The national Catholic university in Vietnam has begun its fourth year by moving into brand-new headquarters. Some 150 bishops, priests, religious and other people attended a special ceremony Sept. 14 in Ho Chi Minh City to inaugurate the Catholic Institute of Vietnam’s new facility. In attendance were Archbishop Joseph Nguyen Chi Linh
of Hue and Bishop Joseph Dinh Duc Dao
, rector of the institute. Archbishop Linh, the president of the Catholic Bishops’ Conference of Vietnam, said the institute now had its own headquarters for the first time since its launch in 2016
. The new building used to house retired priests from the northern diocese of Bac Ninh, which has lent it to the institute for 25 years. He said in the past the university temporarily held its courses at the headquarters of the local Catholic Bishops’ Conference and the Pastoral Center of Ho Chi Minh Archdiocese.
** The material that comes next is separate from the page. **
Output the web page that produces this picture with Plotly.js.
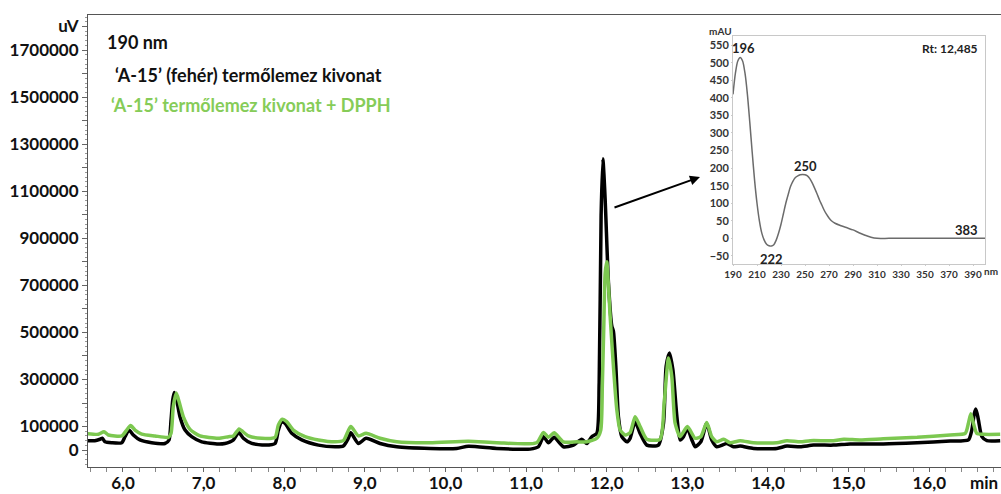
<!DOCTYPE html>
<html>
<head>
<meta charset="utf-8">
<script src="https://cdn.plot.ly/plotly-3.0.1.min.js"></script>
<style>html,body{margin:0;padding:0;background:#fff;}#chart{width:1001px;height:494px;}</style>
</head>
<body>
<div id="chart"></div>
<script>
// Chromatogram, 190 nm — 'A-15' (fehér) termőlemez kivonat (black)
const blackTime = [5.53,5.65,5.715,5.743,5.777,5.86,5.984,6.025,6.074,6.128,6.21,6.356,6.52,6.571,6.596,6.617,6.637,6.666,6.707,6.77,6.852,6.976,7.183,7.265,7.328,7.369,7.423,7.44,7.493,7.597,7.762,7.886,7.927,7.969,8.01,8.093,8.217,8.424,8.63,8.733,8.795,8.825,8.92,9.015,9.189,9.396,9.809,10.14,10.284,10.636,11.05,11.153,11.215,11.277,11.347,11.463,11.587,11.69,11.753,11.815,11.877,11.906,11.93,11.952,11.98,12.021,12.063,12.083,12.113,12.145,12.187,12.25,12.29,12.352,12.414,12.497,12.641,12.704,12.737,12.778,12.82,12.87,12.91,12.952,13.0,13.056,13.097,13.167,13.24,13.302,13.366,13.49,13.572,13.655,13.82,14.11,14.234,14.4,14.565,14.81,15.02,15.43,15.85,16.26,16.486,16.528,16.56,16.58,16.61,16.653,16.715,16.88];
const blackUV = [40000,40000,46000,50000,35000,31000,31000,57000,85000,64000,43000,31000,28000,43000,128000,213000,245000,213000,142000,85000,57000,35000,26000,28000,35000,43000,71000,74000,50000,28000,21000,28000,85000,121000,114000,71000,43000,21000,14000,17000,50000,74000,28000,50000,28000,14000,7000,7000,16000,7000,4000,14000,57000,31000,54000,14000,21000,46000,28000,57000,71000,285000,996000,1238000,1068000,712000,527000,505000,356000,142000,57000,35000,50000,121000,71000,21000,21000,114000,356000,413000,342000,142000,43000,57000,93000,43000,14000,35000,114000,43000,14000,28000,14000,17000,7000,7000,17000,14000,21000,21000,26000,26000,31000,38000,43000,85000,157000,174000,128000,57000,40000,40000];

// 'A-15' termőlemez kivonat + DPPH (green)
const greenTime = [5.53,5.694,5.764,5.818,5.984,6.046,6.095,6.149,6.232,6.397,6.562,6.596,6.624,6.661,6.695,6.748,6.831,6.955,7.183,7.307,7.369,7.44,7.473,7.555,7.72,7.886,7.927,7.977,8.03,8.113,8.258,8.424,8.63,8.733,8.825,8.92,9.015,9.189,9.396,9.809,10.284,10.636,11.13,11.215,11.277,11.347,11.463,11.63,11.753,11.877,11.926,11.946,11.963,11.98,12.0,12.021,12.042,12.083,12.125,12.166,12.228,12.29,12.352,12.414,12.497,12.662,12.712,12.766,12.807,12.848,12.91,13.0,13.097,13.167,13.24,13.302,13.366,13.45,13.53,13.655,13.82,14.11,14.234,14.4,14.524,14.81,14.94,15.14,15.43,15.85,16.26,16.447,16.486,16.515,16.548,16.59,16.673,16.88];
const greenUV = [71000,67000,78000,64000,60000,85000,104000,85000,68000,60000,54000,71000,185000,242000,206000,142000,88000,60000,50000,57000,60000,90000,82000,60000,50000,54000,107000,131000,121000,85000,57000,43000,35000,40000,100000,60000,71000,50000,35000,31000,37000,31000,31000,75000,54000,74000,35000,35000,35000,50000,85000,285000,520000,750000,800000,700000,569000,356000,171000,85000,64000,74000,142000,100000,46000,46000,199000,391000,313000,114000,57000,100000,50000,57000,117000,57000,35000,46000,31000,40000,31000,31000,40000,35000,40000,40000,46000,43000,48000,54000,64000,71000,114000,154000,114000,71000,67000,67000];

// UV spectrum of the peak (inset)
const specNm  = [190,192,194,196,198,200,202,204,206,208,210,212,214,216,218,220,222,224,226,228,230,232,234,236,238,240,242,244,246,248,250,252,254,256,258,260,262,264,266,268,270,272,275,280,285,290,295,300,305,310,320,340,360,380,400];
const specMAU = [410,470,505,515,505,470,410,330,245,165,100,50,15,-5,-17,-21,-22,-18,-5,15,40,70,100,125,148,163,173,178,181,182,181,178,170,158,143,127,110,95,80,68,58,50,43,36,30,24,16,9,3,0,0,0,0,0,0];
const specLabels = [196,222,250,383];

// Tick labels
const xTickVals = [6,7,8,9,10,11,12,13,14,15,16];
const xTickLabels = ["6,0","7,0","8,0","9,0","10,0","11,0","12,0","13,0","14,0","15,0","16,0"];
const yTickVals = [0,100000,200000,300000,400000,500000,600000,700000,800000,900000,1000000,1100000,1200000,1300000,1400000,1500000,1600000,1700000,1800000];
const yTickLabels = ["0","100000","","300000","","500000","","700000","","900000","","1100000","","1300000","","1500000","","1700000","uV"];
const insetXVals = [190,210,230,250,270,290,310,330,350,370,390];
const insetXLabels = ["190","210","230","250","270","290","310","330","350","370","390"];
const insetYVals = [-50,0,50,100,150,200,250,300,350,400,450,500,550];

const FONT = "Lato, 'Open Sans', 'DejaVu Sans', sans-serif";
const GREEN = "#7cc850";

function specAt(nm){ const i = specNm.indexOf(nm); if (i>=0) return specMAU[i];
  for (let k=0;k<specNm.length-1;k++){ if (nm>=specNm[k] && nm<=specNm[k+1]) return specMAU[k]; } return 0; }

const traces = [
  {x: blackTime, y: blackUV, type:'scatter', mode:'lines', line:{color:'#000000', width:3.5, shape:'spline', smoothing:0.6}, hoverinfo:'skip', xaxis:'x', yaxis:'y'},
  {x: greenTime, y: greenUV, type:'scatter', mode:'lines', line:{color:GREEN, width:3.5, shape:'spline', smoothing:0.6}, hoverinfo:'skip', xaxis:'x', yaxis:'y'},
  {x: specNm, y: specMAU, type:'scatter', mode:'lines', line:{color:'#6b6b6b', width:1.5, shape:'spline', smoothing:0.8}, hoverinfo:'skip', xaxis:'x2', yaxis:'y2'}
];

const anns = [
  {xref:'paper', yref:'paper', x:0.0186, y:0.940, xanchor:'left', yanchor:'middle', text:'190 nm', showarrow:false, font:{family:FONT, size:18, color:'#111', weight:700}},
  {xref:'paper', yref:'paper', x:0.0274, y:0.867, xanchor:'left', yanchor:'middle', text:'‘A-15’ (fehér) termőlemez kivonat', showarrow:false, font:{family:FONT, size:18, color:'#111', weight:700}},
  {xref:'paper', yref:'paper', x:0.023, y:0.801, xanchor:'left', yanchor:'middle', text:'‘A-15’ termőlemez kivonat + DPPH', showarrow:false, font:{family:FONT, size:18, color:'#86cc58', weight:700}},
  {xref:'paper', yref:'paper', x:(700-88)/913, y:(467-177)/452, ax:-87, ay:31, text:'', showarrow:true, arrowhead:2, arrowsize:1, arrowwidth:2, arrowcolor:'#000', standoff:0},
  {xref:'paper', yref:'paper', x:1, y:(467-482)/452, xanchor:'right', yanchor:'middle', xshift:-1, text:'min', showarrow:false, font:{family:FONT, size:17, color:'#111', weight:700}},
  {xref:'x2 domain', yref:'y2 domain', x:-0.05, y:1.02, xanchor:'center', yanchor:'middle', text:'mAU', showarrow:false, font:{family:FONT, size:10, color:'#333', weight:700}},
  {xref:'x2 domain', yref:'y2 domain', x:1.025, y:(264-271)/228, xanchor:'center', yanchor:'middle', text:'nm', showarrow:false, font:{family:FONT, size:10, color:'#333', weight:700}},
  {xref:'x2 domain', yref:'y2 domain', x:0.98, y:0.943, xanchor:'right', yanchor:'middle', text:'Rt: 12,485', showarrow:false, font:{family:FONT, size:12, color:'#222', weight:700}}
];
const labelPos = {196:{yanchor:'bottom', yshift:-1, xshift:3}, 222:{yanchor:'top', yshift:-3, xshift:0}, 250:{yanchor:'bottom', yshift:-1, xshift:0}, 383:{yanchor:'bottom', yshift:-2, xshift:2}};
specLabels.forEach(nm => {
  const p = labelPos[nm];
  anns.push({xref:'x2', yref:'y2', x:nm, y:specAt(nm), xanchor:'center', yanchor:p.yanchor, yshift:p.yshift, xshift:p.xshift, text:String(nm), showarrow:false, font:{family:FONT, size:13, color:'#222', weight:700}});
});

const layout = {
  width:1001, height:494, autosize:false,
  margin:{l:88, r:0, t:15, b:27, pad:0},
  paper_bgcolor:'#ffffff', plot_bgcolor:'rgba(0,0,0,0)',
  showlegend:false,
  xaxis:{range:[5.566,16.89], tickvals:xTickVals, ticktext:xTickLabels, ticks:'outside', ticklen:4, tickcolor:'#666',
    ticklabelstandoff:-3,
    showline:true, linecolor:'#555', linewidth:1, mirror:true, showgrid:false, zeroline:false,
    minor:{dtick:0.2, tick0:0, ticks:'outside', ticklen:4, tickcolor:'#888'},
    tickfont:{family:FONT, size:17, color:'#111', weight:700}, domain:[0,1]},
  yaxis:{range:[-72000,1849000], tickvals:yTickVals, ticktext:yTickLabels, ticks:'outside', ticklen:5, tickcolor:'#666',
    showline:true, linecolor:'#555', linewidth:1, showgrid:false, zeroline:false,
    minor:{dtick:20000, tick0:0, ticks:'outside', ticklen:2, tickcolor:'#999'},
    tickfont:{family:FONT, size:17, color:'#111', weight:700}, domain:[0,1]},
  xaxis2:{anchor:'y2', domain:[(733-88)/913, (985-88)/913], range:[190,400], tickvals:insetXVals, ticktext:insetXLabels,
    tickangle:0, ticks:'outside', ticklen:1, tickcolor:'#ccc', showline:true, linecolor:'#c8c8c8', linewidth:1, mirror:true,
    showgrid:false, zeroline:false, tickfont:{family:FONT, size:10, color:'#333', weight:700}},
  yaxis2:{anchor:'x2', domain:[(467-264)/452, (467-36)/452], range:[-73,576], tickvals:insetYVals,
    ticks:'outside', ticklen:1, tickcolor:'#ccc', showline:true, linecolor:'#c8c8c8', linewidth:1, mirror:true,
    showgrid:false, zeroline:false, tickfont:{family:FONT, size:11, color:'#333', weight:700}},
  shapes:[
    {type:'rect', xref:'x2 domain', yref:'y2 domain', x0:0, x1:1, y0:0, y1:1, fillcolor:'#ffffff', line:{width:0}, layer:'below'}
  ],
  annotations: anns
};

Plotly.newPlot('chart', traces, layout, {staticPlot:true, displayModeBar:false});
</script>
</body>
</html>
The institute, which has limited professors and finance, will be providing theological courses for 125 students but the archbishop warned it would be a long road for the local Church to develop the institute as fully as other church institutes had around the world. Archbishop Linh called on all people to work with the institute, which was approved by the government in 2015, to open more branches and meet needs for pastoral care and knowledge. The inauguration of the new facility marked the opening of the fourth academic year of the institute. Bishop Dao, who heads Xuan Loc Diocese, the country’s largest in terms of population, said the institute would this year launch pastoral master’s degree courses to train priests and religious in pastoral work, and teach the laity how to live out faith and do apostolic missionary work in their environment. The head of the Episcopal Commission for Catholic Education of Vietnamese bishops said pastoral courses would also offer local cultural, social and religious knowledge to support pastoral activities. During the inauguration, Archbishop Linh and Bishop Dao presented the first bachelor’s degree certificates on theology to 12 priests and religious throughout the country. After 1975, the communist state closed the Pontifical College based in Dalat, which offered theological courses to students from Cambodia, Laos and Vietnam. Vietnam started to ease its grip on religious activities in the late 1980s. The local Church now has 11 major seminaries providing priestly guidance for 2,730 students from the country’s 27 dioceses.